== TASK REQUIREMENTS ==
Extract every line where the string "this" appears.

═════ SUPPLIED INFORMATION

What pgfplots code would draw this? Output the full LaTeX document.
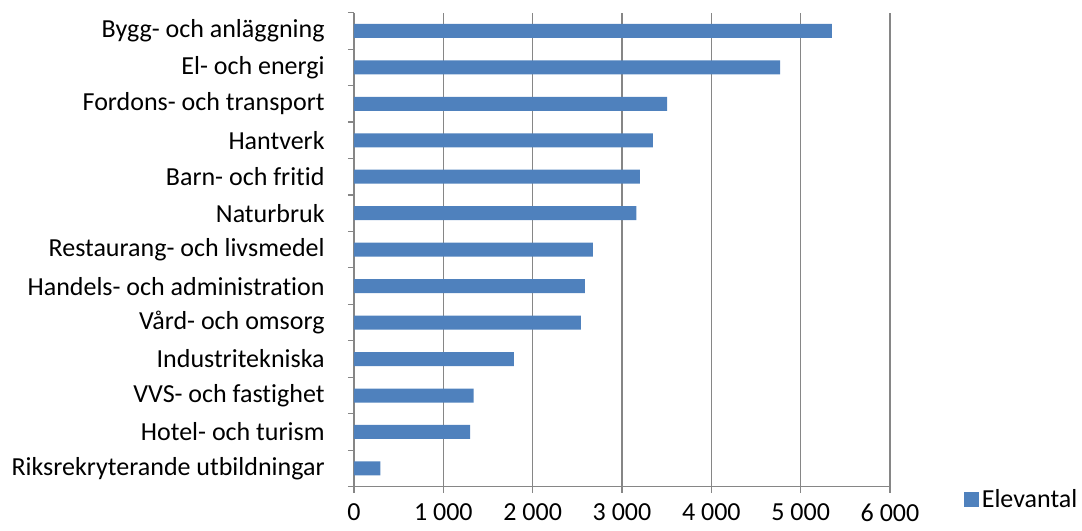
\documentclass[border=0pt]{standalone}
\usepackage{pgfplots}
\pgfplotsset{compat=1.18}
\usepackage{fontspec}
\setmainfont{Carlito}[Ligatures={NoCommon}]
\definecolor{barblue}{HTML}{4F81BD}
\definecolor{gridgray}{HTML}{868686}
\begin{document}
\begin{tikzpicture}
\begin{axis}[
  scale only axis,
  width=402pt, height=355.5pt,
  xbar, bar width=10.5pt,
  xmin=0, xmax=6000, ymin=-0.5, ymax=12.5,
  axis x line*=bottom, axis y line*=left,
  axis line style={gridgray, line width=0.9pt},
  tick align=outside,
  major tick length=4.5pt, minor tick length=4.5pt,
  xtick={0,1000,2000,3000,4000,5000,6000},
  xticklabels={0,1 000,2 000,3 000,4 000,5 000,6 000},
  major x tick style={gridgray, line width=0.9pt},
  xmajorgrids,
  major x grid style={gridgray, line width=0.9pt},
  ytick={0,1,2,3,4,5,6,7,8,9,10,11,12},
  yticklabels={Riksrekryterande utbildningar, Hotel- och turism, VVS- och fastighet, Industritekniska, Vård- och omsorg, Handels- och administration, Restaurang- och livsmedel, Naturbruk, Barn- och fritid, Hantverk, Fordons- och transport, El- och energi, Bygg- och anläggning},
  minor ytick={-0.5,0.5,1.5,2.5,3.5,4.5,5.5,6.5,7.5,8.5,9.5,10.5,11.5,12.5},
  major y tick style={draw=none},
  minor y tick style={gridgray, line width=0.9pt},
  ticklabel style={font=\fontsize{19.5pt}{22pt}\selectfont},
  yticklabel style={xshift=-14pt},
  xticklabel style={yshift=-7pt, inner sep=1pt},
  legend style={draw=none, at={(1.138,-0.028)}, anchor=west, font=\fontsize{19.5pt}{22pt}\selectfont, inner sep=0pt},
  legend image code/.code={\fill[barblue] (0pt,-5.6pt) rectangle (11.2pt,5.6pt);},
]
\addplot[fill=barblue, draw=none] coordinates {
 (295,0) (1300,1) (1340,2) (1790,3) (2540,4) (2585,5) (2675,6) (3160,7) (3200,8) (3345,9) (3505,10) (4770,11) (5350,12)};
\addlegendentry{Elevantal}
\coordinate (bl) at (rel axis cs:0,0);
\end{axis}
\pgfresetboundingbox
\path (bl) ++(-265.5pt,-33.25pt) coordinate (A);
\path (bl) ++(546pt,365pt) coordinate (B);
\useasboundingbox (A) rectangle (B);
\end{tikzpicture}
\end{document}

══════════
═════ SUPPLIED INFORMATION

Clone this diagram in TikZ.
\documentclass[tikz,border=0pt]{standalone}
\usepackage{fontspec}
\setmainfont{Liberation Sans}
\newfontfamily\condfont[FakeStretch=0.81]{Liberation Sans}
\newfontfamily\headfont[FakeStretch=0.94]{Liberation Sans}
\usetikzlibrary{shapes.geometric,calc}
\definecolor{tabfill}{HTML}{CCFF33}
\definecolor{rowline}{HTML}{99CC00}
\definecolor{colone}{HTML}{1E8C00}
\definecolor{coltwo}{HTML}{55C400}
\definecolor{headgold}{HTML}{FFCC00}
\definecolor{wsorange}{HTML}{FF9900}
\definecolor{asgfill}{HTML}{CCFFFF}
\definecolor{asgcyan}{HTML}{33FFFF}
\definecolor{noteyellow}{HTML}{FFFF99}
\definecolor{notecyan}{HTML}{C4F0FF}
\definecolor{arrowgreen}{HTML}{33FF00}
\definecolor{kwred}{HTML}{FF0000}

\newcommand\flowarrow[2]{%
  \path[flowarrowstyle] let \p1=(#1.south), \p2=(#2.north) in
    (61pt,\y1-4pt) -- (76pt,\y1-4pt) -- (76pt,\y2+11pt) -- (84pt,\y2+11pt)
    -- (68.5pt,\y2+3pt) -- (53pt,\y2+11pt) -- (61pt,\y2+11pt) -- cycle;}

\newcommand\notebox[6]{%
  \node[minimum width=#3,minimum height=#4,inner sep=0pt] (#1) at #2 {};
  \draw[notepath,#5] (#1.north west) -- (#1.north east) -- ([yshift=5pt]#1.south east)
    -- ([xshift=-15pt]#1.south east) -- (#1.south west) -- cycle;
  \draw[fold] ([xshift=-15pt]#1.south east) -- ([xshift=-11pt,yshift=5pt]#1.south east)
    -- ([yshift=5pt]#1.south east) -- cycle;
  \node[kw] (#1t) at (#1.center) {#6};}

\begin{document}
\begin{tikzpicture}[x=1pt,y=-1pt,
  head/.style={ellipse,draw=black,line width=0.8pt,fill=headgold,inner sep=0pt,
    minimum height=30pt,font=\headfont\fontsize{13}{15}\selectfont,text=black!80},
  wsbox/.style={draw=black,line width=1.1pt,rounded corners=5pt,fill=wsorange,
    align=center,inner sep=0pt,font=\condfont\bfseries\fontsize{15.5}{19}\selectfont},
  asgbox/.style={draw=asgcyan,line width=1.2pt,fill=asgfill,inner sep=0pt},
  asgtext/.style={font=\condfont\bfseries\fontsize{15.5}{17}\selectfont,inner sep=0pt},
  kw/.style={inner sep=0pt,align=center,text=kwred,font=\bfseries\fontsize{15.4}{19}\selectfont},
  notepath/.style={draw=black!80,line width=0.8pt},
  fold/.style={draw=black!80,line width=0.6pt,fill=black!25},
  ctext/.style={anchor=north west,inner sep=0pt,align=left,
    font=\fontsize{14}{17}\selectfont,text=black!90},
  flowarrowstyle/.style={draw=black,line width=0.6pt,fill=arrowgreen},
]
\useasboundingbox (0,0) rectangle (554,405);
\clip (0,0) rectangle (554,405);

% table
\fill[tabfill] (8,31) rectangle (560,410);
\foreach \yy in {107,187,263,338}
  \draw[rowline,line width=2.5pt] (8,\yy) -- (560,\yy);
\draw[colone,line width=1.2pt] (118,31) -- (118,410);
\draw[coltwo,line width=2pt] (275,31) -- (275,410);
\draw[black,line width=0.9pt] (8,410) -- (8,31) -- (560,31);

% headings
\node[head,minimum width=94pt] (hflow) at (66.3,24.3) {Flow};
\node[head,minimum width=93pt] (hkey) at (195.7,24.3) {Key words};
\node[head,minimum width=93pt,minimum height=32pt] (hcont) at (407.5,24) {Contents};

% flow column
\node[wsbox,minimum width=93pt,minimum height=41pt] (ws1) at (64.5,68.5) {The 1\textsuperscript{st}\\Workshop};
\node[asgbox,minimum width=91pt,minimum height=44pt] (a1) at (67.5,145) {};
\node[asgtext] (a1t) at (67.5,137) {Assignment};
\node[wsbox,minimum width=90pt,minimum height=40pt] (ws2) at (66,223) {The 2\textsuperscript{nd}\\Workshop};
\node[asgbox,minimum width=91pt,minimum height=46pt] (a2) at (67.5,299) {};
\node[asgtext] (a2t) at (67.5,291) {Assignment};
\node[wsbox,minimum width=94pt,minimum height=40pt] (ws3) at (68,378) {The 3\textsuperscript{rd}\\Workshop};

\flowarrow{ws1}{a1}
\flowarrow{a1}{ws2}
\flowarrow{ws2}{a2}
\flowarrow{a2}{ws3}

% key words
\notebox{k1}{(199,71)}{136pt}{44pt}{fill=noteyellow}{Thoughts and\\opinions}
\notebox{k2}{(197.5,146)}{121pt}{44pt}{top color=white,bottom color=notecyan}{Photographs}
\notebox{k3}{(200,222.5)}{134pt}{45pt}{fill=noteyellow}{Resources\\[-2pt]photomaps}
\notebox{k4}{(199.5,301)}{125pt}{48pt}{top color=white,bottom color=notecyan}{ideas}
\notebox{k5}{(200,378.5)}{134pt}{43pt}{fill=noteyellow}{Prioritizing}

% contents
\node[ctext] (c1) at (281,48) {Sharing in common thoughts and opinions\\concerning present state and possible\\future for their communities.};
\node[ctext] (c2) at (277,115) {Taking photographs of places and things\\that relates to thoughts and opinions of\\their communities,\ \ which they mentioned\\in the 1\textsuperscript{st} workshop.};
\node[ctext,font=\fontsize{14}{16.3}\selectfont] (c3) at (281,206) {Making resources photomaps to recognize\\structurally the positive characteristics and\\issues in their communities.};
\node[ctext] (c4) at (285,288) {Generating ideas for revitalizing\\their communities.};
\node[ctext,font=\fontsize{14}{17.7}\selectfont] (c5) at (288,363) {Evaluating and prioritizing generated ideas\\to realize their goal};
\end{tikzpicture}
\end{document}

══════════
═════ SUPPLIED INFORMATION

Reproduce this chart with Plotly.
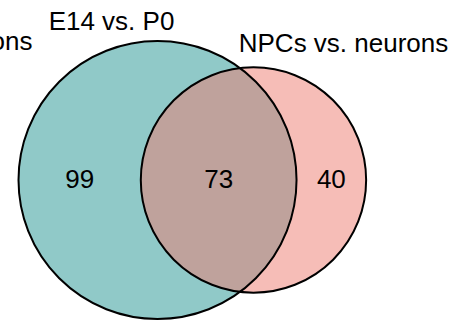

══════════

== EXPECTED OUTPUT ==
What pgfplots code would draw this? Output the full LaTeX document.
Clone this diagram in TikZ.
Reproduce this chart with Plotly.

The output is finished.